Zone Admin Quick Reference Guide
Zone Admin Guide

Starfish provides many avenues for viewing metadata about your data. Users can visualize the data by age, size, and other options. We're able to view the last time data was accessed. You can download reports about your data in CSV format allowing you to share information with group members. Please refer to the documentation above for more information.

Hints:
The Starfish GUI offers alot of information and capabilities! Their "Hints" feature is very useful for basic information about each of the icons, tools, and sections. Click on the "Hints" button at the top right to see all the available hints. Then hover over the question mark icons to get more info.

Tagging Files & Directories:
We provide "action" tags to mark files and directories for deletion in 30 or 60 days and also a "classification" tag to mark a file or directory for off-site backup (archive). If you mark files or directories with action tags, nothing happens to the data until you tell CCR to move forward with the deletion process.
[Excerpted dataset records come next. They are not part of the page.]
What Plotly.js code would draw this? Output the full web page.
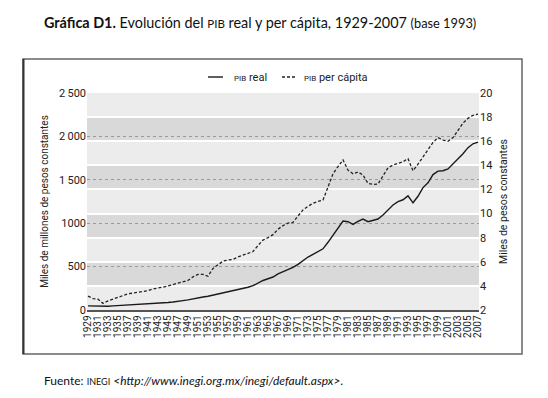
<!DOCTYPE html>
<html>
<head>
<meta charset="utf-8">
<script src="https://cdn.plot.ly/plotly-3.0.1.min.js"></script>
<style>
html,body{margin:0;padding:0;background:#fff;}
#chart{width:548px;height:398px;}
</style>
</head>
<body>
<div id="chart"></div>
<script>
const years = [1929,1930,1931,1932,1933,1934,1935,1936,1937,1938,1939,1940,1941,1942,1943,1944,1945,1946,1947,1948,1949,
1950,1951,1952,1953,1954,1955,1956,1957,1958,1959,1960,1961,1962,1963,1964,1965,1966,1967,1968,1969,
1970,1971,1972,1973,1974,1975,1976,1977,1978,1979,1980,1981,1982,1983,1984,1985,1986,1987,1988,1989,
1990,1991,1992,1993,1994,1995,1996,1997,1998,1999,2000,2001,2002,2003,2004,2005,2006,2007];

// PIB real, miles de millones de pesos constantes (eje izquierdo)
const pibReal = [48,46,46,40,44,47,50,54,58,60,63,65,70,74,77,83,86,92,97,108,117,
130,140,150,158,170,185,198,211,225,235,248,262,280,310,340,360,380,415,440,470,
490,525,570,610,641,675,705,780,864,945,1025,1017,987,1020,1048,1017,1030,1048,1095,1155,
1210,1248,1270,1315,1235,1310,1410,1465,1560,1600,1605,1625,1680,1740,1800,1870,1915,1935];

// PIB per cápita, miles de pesos constantes (eje derecho)
const pibPerCapita = [3.15,2.95,2.9,2.55,2.75,2.9,3.05,3.25,3.35,3.4,3.45,3.5,3.6,3.75,3.8,3.9,4.0,4.1,4.2,4.3,4.45,
4.75,4.95,4.95,4.8,5.45,5.75,6.05,6.15,6.2,6.4,6.55,6.65,6.85,7.35,7.8,8.0,8.25,8.7,9.0,9.2,
9.27,9.8,10.3,10.6,10.85,11.0,11.12,12.2,13.3,13.9,14.45,13.6,13.3,13.45,13.2,12.5,12.42,12.45,13.1,13.8,
14.02,14.15,14.3,14.55,13.55,14.1,14.7,15.2,15.9,16.3,16.1,16.0,16.3,16.9,17.5,17.9,18.15,18.25];

const xTickVals = [1929,1931,1933,1935,1937,1939,1941,1943,1945,1947,1949,1951,1953,1955,1957,1959,1961,1963,1965,1967,1969,
1971,1973,1975,1977,1979,1981,1983,1985,1987,1989,1991,1993,1995,1997,1999,2001,2003,2005,2007];
const yLeftVals = [0,500,1000,1500,2000,2500];
const yLeftText = ['0','500','1000','1\u2009500','2\u2009000','2\u2009500'];
const yRightVals = [2,4,6,8,10,12,14,16,18,20];
const darkBands = [[4,6],[8,10],[12,14],[16,18]];

const sans = 'Roboto, Liberation Sans, sans-serif';
const tickFont = {family:sans, size:11, color:'#222'};

const traces = [
  {x:years, y:pibReal, type:'scatter', mode:'lines', name:'PIB real', yaxis:'y',
   line:{color:'#1a1a1a', width:1.4}, showlegend:false, hoverinfo:'skip'},
  {x:years, y:pibPerCapita, type:'scatter', mode:'lines', name:'PIB per cápita', yaxis:'y2',
   line:{color:'#222', width:1.3, dash:'3px,2px'}, showlegend:false, hoverinfo:'skip'}
];

const L = 87, R = 479, T = 93, B = 310;
const W = R - L, H = B - T;
const px = v => (v - L) / W;
const py = v => (B - v) / H;

const shapes = darkBands.map(b => ({type:'rect', xref:'paper', yref:'y2', x0:0, x1:1, y0:b[0], y1:b[1],
  fillcolor:'#d9d9d9', line:{width:0}, layer:'below'}));
// outer frame
shapes.push({type:'rect', xref:'paper', yref:'paper', x0:px(23), x1:px(522), y0:py(354), y1:py(59),
  line:{color:'#666', width:1.5}, fillcolor:'rgba(0,0,0,0)', layer:'above'});
shapes.push({type:'line', xref:'paper', yref:'paper', x0:px(23.5), x1:px(23.5), y0:py(354), y1:py(59),
  line:{color:'#333', width:2}, layer:'above'});
// legend samples
shapes.push({type:'line', xref:'paper', yref:'paper', x0:px(208), x1:px(223), y0:py(77), y1:py(77),
  line:{color:'#1a1a1a', width:1.4}});
shapes.push({type:'line', xref:'paper', yref:'paper', x0:px(282), x1:px(296), y0:py(77), y1:py(77),
  line:{color:'#222', width:1.3, dash:'3px,2px'}});

const annFont = {family:sans, size:11, color:'#222'};
const annotations = [
  {xref:'paper', yref:'paper', x:px(232), y:py(77), xanchor:'left', yanchor:'middle', showarrow:false,
   text:'<span style="font-size:8px">PIB</span> real', font:annFont},
  {xref:'paper', yref:'paper', x:px(302), y:py(77), xanchor:'left', yanchor:'middle', showarrow:false,
   text:'<span style="font-size:8px">PIB</span> per cápita', font:annFont},
  {xref:'paper', yref:'paper', x:px(42), y:py(380), xanchor:'left', yanchor:'middle', showarrow:false,
   text:'Fuente: <span style="font-size:9px">INEGI</span> <i>&lt;http://www.inegi.org.mx/inegi/default.aspx&gt;</i>.',
   font:{family:'Lato, Open Sans, sans-serif', size:12, color:'#111'}},
  {xref:'paper', yref:'paper', x:px(260), y:py(22), xanchor:'center', yanchor:'middle', showarrow:false,
   text:'<b>Gráfica D1.</b> Evolución del <span style="font-size:11.5px">PIB</span> real y per cápita, 1929-2007 <span style="font-size:12.8px">(base 1993)</span>',
   font:{family:'Lato, Open Sans, sans-serif', size:14.4, color:'#111'}}
];

const layout = {
  width:548, height:398,
  margin:{l:L, r:548-R, t:T, b:398-B, pad:0},
  paper_bgcolor:'#ffffff',
  plot_bgcolor:'#ececec',
  showlegend:false,
  xaxis:{range:[1928.8,2007.2], tickmode:'array', tickvals:xTickVals, tickangle:-90,
    tickfont:{family:sans, size:10, color:'#222'},
    showgrid:false, zeroline:false, showline:true, linecolor:'#555', linewidth:1.5,
    ticks:'', ticklen:0, automargin:false},
  yaxis:{range:[0,2500], tickmode:'array', tickvals:yLeftVals, ticktext:yLeftText,
    tickfont:tickFont, showgrid:true, gridcolor:'#9a9a9a', gridwidth:1, griddash:'dot',
    zeroline:false, showline:false, ticks:'', automargin:false,
    title:{text:'Miles de millones de pesos constantes', font:{family:sans, size:10, color:'#222'}, standoff:8}},
  yaxis2:{range:[2,20], overlaying:'y', side:'right', tickmode:'array', tickvals:yRightVals,
    tickfont:tickFont, showgrid:true, gridcolor:'#ffffff', gridwidth:2,
    zeroline:false, showline:false, ticks:'', automargin:false,
    title:{text:'Miles de pesos constantes', font:{family:sans, size:10.5, color:'#222'}, standoff:8}},
  shapes:shapes,
  annotations:annotations
};

Plotly.newPlot('chart', traces, layout, {displayModeBar:false, staticPlot:true});
</script>
</body>
</html>
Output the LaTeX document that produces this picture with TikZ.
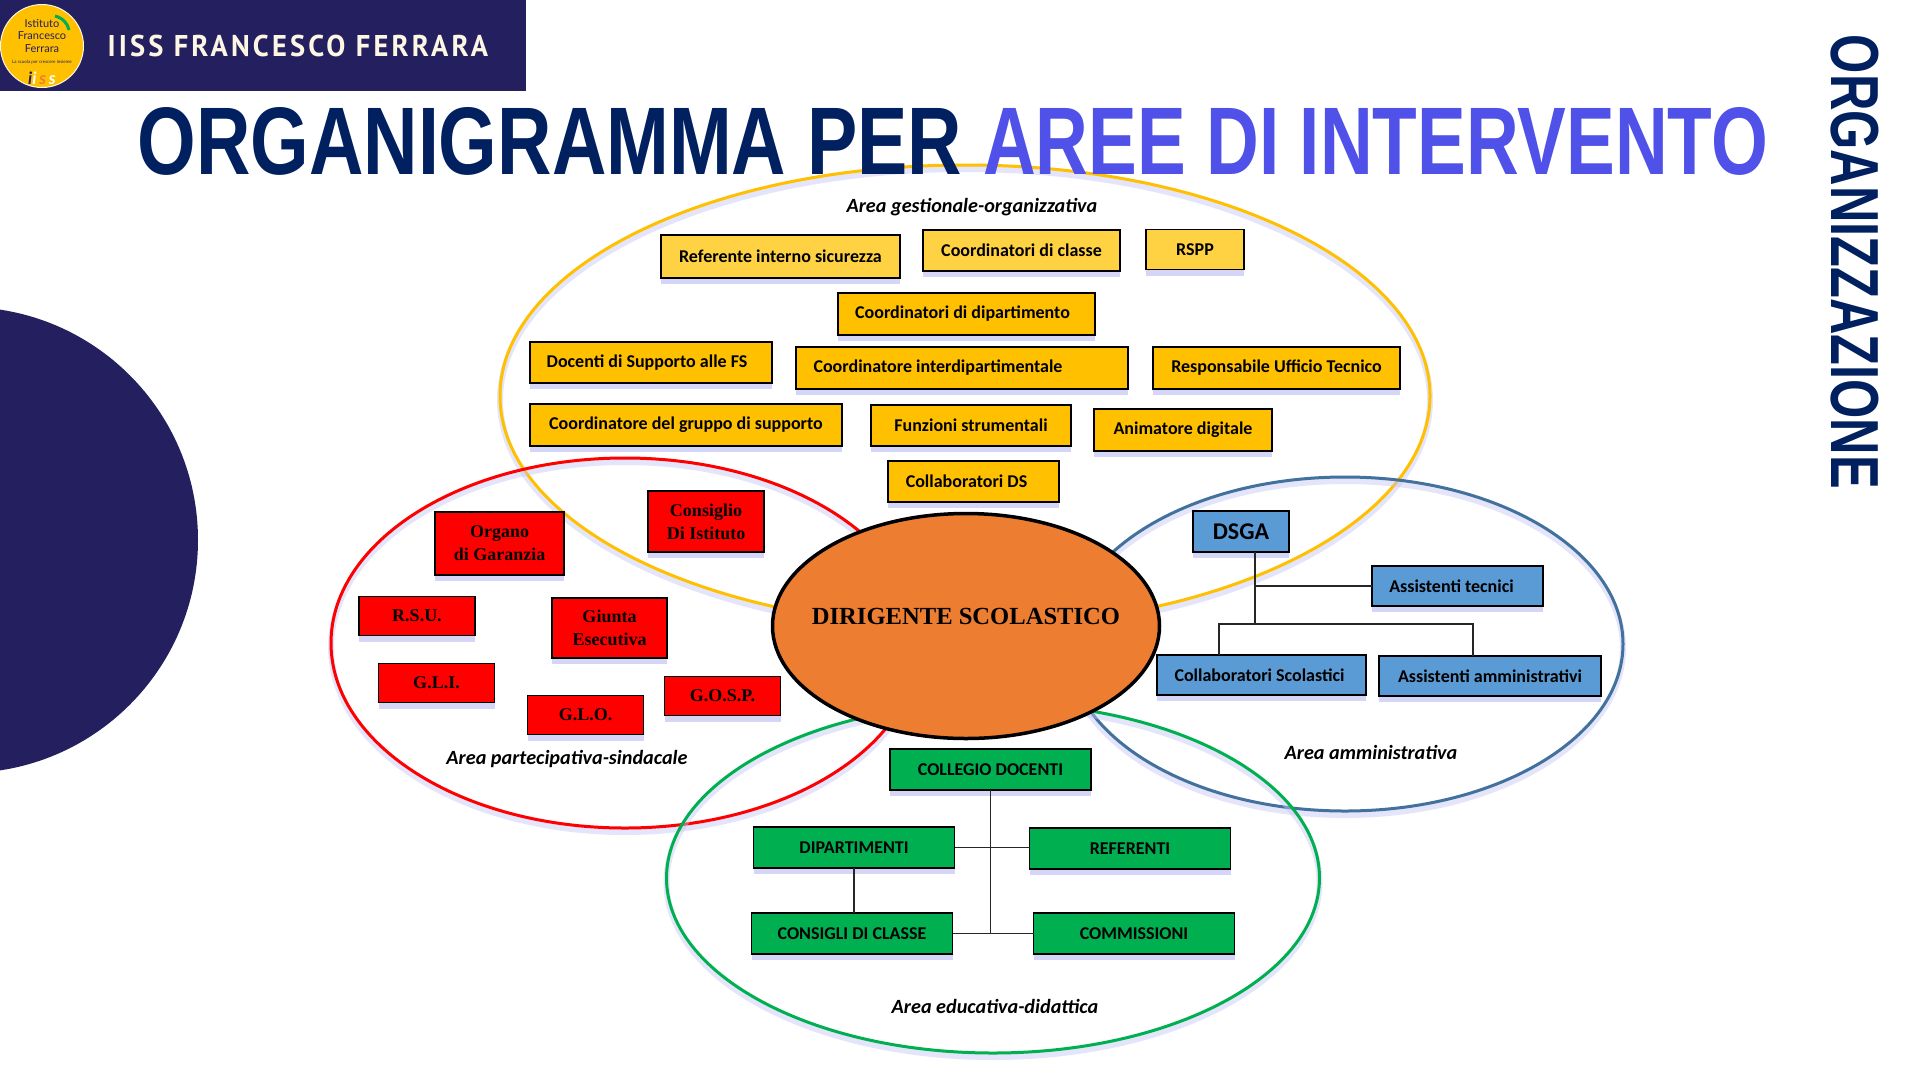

Right click on a file or directory to view the different types of Tags and Actions you can take on them. CCR does not provide archival storage. However, groups may wish to go through their data, identify files to backup off of CCR (i.e. archive) and then generate a report for their group members to review those marked for archive. Groups would do the archiving on their own outside of Starfish but this classification process is a nice way for groups to periodically review whether old and untouched data needs to remain taking up quota on CCR's systems.

All done?
Once you're done with reviewing and tagging your data, please contact CCR Help to let us know it's ok to run the delete process. At the end of your 30 day allocation, access to Starfish will be removed to free up the license for other groups.